## The request
Quote all lines below exactly. Images stay out.

## Information shown
↓↓↓
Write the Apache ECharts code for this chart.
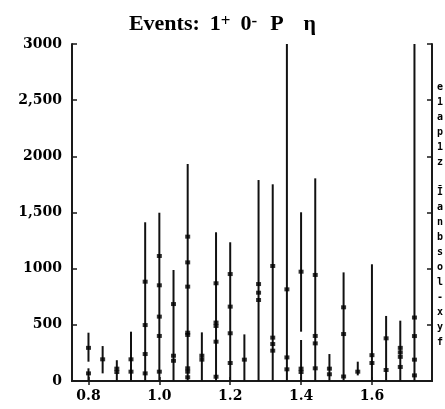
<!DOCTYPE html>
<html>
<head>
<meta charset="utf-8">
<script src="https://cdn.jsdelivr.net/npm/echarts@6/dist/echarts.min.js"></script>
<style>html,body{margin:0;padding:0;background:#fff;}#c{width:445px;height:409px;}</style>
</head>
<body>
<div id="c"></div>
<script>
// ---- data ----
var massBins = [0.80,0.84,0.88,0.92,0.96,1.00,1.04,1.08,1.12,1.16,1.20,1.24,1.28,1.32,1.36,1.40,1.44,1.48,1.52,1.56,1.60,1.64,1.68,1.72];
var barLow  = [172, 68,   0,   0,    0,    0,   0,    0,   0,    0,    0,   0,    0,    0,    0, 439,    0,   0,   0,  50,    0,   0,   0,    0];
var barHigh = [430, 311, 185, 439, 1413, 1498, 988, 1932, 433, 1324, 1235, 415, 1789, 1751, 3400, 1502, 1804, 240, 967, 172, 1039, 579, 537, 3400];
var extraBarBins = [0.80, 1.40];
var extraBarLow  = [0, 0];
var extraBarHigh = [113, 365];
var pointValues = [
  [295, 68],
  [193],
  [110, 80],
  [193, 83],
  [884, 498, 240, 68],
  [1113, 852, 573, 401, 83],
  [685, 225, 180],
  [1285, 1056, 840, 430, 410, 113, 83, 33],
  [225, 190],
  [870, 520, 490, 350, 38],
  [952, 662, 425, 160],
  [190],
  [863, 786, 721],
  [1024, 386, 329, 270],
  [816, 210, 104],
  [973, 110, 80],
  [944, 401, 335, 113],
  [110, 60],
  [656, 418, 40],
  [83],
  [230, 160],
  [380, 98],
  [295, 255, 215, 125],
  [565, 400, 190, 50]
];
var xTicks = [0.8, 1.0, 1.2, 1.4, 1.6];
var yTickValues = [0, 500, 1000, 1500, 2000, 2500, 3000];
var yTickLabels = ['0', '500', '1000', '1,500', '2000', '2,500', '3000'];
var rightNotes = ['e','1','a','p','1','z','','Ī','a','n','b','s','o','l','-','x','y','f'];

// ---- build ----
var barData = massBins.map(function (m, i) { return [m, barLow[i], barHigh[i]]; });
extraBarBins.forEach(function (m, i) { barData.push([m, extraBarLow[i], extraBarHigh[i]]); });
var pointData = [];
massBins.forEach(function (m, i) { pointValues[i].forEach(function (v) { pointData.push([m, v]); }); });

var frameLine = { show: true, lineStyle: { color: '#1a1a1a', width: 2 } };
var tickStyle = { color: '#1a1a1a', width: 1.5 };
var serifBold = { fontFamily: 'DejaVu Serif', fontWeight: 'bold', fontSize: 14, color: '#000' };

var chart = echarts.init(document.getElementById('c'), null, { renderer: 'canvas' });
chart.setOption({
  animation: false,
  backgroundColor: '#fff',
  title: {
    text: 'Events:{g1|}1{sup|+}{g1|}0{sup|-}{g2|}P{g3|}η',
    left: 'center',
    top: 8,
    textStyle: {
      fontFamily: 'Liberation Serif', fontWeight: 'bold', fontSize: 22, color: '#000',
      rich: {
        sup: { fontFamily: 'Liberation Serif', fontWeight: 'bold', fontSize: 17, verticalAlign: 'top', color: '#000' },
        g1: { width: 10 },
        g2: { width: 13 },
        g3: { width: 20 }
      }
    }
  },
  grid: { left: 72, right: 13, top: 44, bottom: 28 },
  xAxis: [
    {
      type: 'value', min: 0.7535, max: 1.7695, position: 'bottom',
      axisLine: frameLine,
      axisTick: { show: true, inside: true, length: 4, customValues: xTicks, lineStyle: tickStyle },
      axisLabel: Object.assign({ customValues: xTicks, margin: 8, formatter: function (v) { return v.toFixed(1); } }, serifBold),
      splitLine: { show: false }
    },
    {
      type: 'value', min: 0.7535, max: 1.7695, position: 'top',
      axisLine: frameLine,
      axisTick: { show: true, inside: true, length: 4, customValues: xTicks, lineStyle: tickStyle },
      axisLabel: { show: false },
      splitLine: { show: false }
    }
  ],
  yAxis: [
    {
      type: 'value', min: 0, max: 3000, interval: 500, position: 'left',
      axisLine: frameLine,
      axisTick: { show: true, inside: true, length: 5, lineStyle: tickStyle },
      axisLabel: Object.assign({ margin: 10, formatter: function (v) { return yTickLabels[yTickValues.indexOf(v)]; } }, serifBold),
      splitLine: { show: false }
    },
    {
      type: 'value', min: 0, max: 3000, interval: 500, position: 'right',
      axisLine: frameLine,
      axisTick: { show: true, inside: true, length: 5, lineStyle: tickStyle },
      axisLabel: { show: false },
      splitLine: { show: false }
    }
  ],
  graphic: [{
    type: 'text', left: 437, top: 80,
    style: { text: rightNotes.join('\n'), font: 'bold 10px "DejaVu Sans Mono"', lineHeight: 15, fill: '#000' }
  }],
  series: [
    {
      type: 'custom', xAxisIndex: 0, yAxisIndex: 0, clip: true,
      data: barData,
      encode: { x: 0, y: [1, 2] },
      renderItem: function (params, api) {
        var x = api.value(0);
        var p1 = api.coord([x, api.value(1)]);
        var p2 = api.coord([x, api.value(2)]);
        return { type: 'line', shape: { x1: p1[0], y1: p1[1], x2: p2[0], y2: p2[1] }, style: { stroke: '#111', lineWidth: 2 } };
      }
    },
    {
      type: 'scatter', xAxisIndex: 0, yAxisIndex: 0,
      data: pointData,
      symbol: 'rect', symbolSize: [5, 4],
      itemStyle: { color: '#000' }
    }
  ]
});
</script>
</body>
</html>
↑↑↑
## Answer for the task
Write the Apache ECharts code for this chart.
<!DOCTYPE html>
<html>
<head>
<meta charset="utf-8">
<script src="https://cdn.jsdelivr.net/npm/echarts@6/dist/echarts.min.js"></script>
<style>html,body{margin:0;padding:0;background:#fff;}#c{width:445px;height:409px;}</style>
</head>
<body>
<div id="c"></div>
<script>
// ---- data ----
var massBins = [0.80,0.84,0.88,0.92,0.96,1.00,1.04,1.08,1.12,1.16,1.20,1.24,1.28,1.32,1.36,1.40,1.44,1.48,1.52,1.56,1.60,1.64,1.68,1.72];
var barLow  = [172, 68,   0,   0,    0,    0,   0,    0,   0,    0,    0,   0,    0,    0,    0, 439,    0,   0,   0,  50,    0,   0,   0,    0];
var barHigh = [430, 311, 185, 439, 1413, 1498, 988, 1932, 433, 1324, 1235, 415, 1789, 1751, 3400, 1502, 1804, 240, 967, 172, 1039, 579, 537, 3400];
var extraBarBins = [0.80, 1.40];
var extraBarLow  = [0, 0];
var extraBarHigh = [113, 365];
var pointValues = [
  [295, 68],
  [193],
  [110, 80],
  [193, 83],
  [884, 498, 240, 68],
  [1113, 852, 573, 401, 83],
  [685, 225, 180],
  [1285, 1056, 840, 430, 410, 113, 83, 33],
  [225, 190],
  [870, 520, 490, 350, 38],
  [952, 662, 425, 160],
  [190],
  [863, 786, 721],
  [1024, 386, 329, 270],
  [816, 210, 104],
  [973, 110, 80],
  [944, 401, 335, 113],
  [110, 60],
  [656, 418, 40],
  [83],
  [230, 160],
  [380, 98],
  [295, 255, 215, 125],
  [565, 400, 190, 50]
];
var xTicks = [0.8, 1.0, 1.2, 1.4, 1.6];
var yTickValues = [0, 500, 1000, 1500, 2000, 2500, 3000];
var yTickLabels = ['0', '500', '1000', '1,500', '2000', '2,500', '3000'];
var rightNotes = ['e','1','a','p','1','z','','Ī','a','n','b','s','o','l','-','x','y','f'];

// ---- build ----
var barData = massBins.map(function (m, i) { return [m, barLow[i], barHigh[i]]; });
extraBarBins.forEach(function (m, i) { barData.push([m, extraBarLow[i], extraBarHigh[i]]); });
var pointData = [];
massBins.forEach(function (m, i) { pointValues[i].forEach(function (v) { pointData.push([m, v]); }); });

var frameLine = { show: true, lineStyle: { color: '#1a1a1a', width: 2 } };
var tickStyle = { color: '#1a1a1a', width: 1.5 };
var serifBold = { fontFamily: 'DejaVu Serif', fontWeight: 'bold', fontSize: 14, color: '#000' };

var chart = echarts.init(document.getElementById('c'), null, { renderer: 'canvas' });
chart.setOption({
  animation: false,
  backgroundColor: '#fff',
  title: {
    text: 'Events:{g1|}1{sup|+}{g1|}0{sup|-}{g2|}P{g3|}η',
    left: 'center',
    top: 8,
    textStyle: {
      fontFamily: 'Liberation Serif', fontWeight: 'bold', fontSize: 22, color: '#000',
      rich: {
        sup: { fontFamily: 'Liberation Serif', fontWeight: 'bold', fontSize: 17, verticalAlign: 'top', color: '#000' },
        g1: { width: 10 },
        g2: { width: 13 },
        g3: { width: 20 }
      }
    }
  },
  grid: { left: 72, right: 13, top: 44, bottom: 28 },
  xAxis: [
    {
      type: 'value', min: 0.7535, max: 1.7695, position: 'bottom',
      axisLine: frameLine,
      axisTick: { show: true, inside: true, length: 4, customValues: xTicks, lineStyle: tickStyle },
      axisLabel: Object.assign({ customValues: xTicks, margin: 8, formatter: function (v) { return v.toFixed(1); } }, serifBold),
      splitLine: { show: false }
    },
    {
      type: 'value', min: 0.7535, max: 1.7695, position: 'top',
      axisLine: frameLine,
      axisTick: { show: true, inside: true, length: 4, customValues: xTicks, lineStyle: tickStyle },
      axisLabel: { show: false },
      splitLine: { show: false }
    }
  ],
  yAxis: [
    {
      type: 'value', min: 0, max: 3000, interval: 500, position: 'left',
      axisLine: frameLine,
      axisTick: { show: true, inside: true, length: 5, lineStyle: tickStyle },
      axisLabel: Object.assign({ margin: 10, formatter: function (v) { return yTickLabels[yTickValues.indexOf(v)]; } }, serifBold),
      splitLine: { show: false }
    },
    {
      type: 'value', min: 0, max: 3000, interval: 500, position: 'right',
      axisLine: frameLine,
      axisTick: { show: true, inside: true, length: 5, lineStyle: tickStyle },
      axisLabel: { show: false },
      splitLine: { show: false }
    }
  ],
  graphic: [{
    type: 'text', left: 437, top: 80,
    style: { text: rightNotes.join('\n'), font: 'bold 10px "DejaVu Sans Mono"', lineHeight: 15, fill: '#000' }
  }],
  series: [
    {
      type: 'custom', xAxisIndex: 0, yAxisIndex: 0, clip: true,
      data: barData,
      encode: { x: 0, y: [1, 2] },
      renderItem: function (params, api) {
        var x = api.value(0);
        var p1 = api.coord([x, api.value(1)]);
        var p2 = api.coord([x, api.value(2)]);
        return { type: 'line', shape: { x1: p1[0], y1: p1[1], x2: p2[0], y2: p2[1] }, style: { stroke: '#111', lineWidth: 2 } };
      }
    },
    {
      type: 'scatter', xAxisIndex: 0, yAxisIndex: 0,
      data: pointData,
      symbol: 'rect', symbolSize: [5, 4],
      itemStyle: { color: '#000' }
    }
  ]
});
</script>
</body>
</html>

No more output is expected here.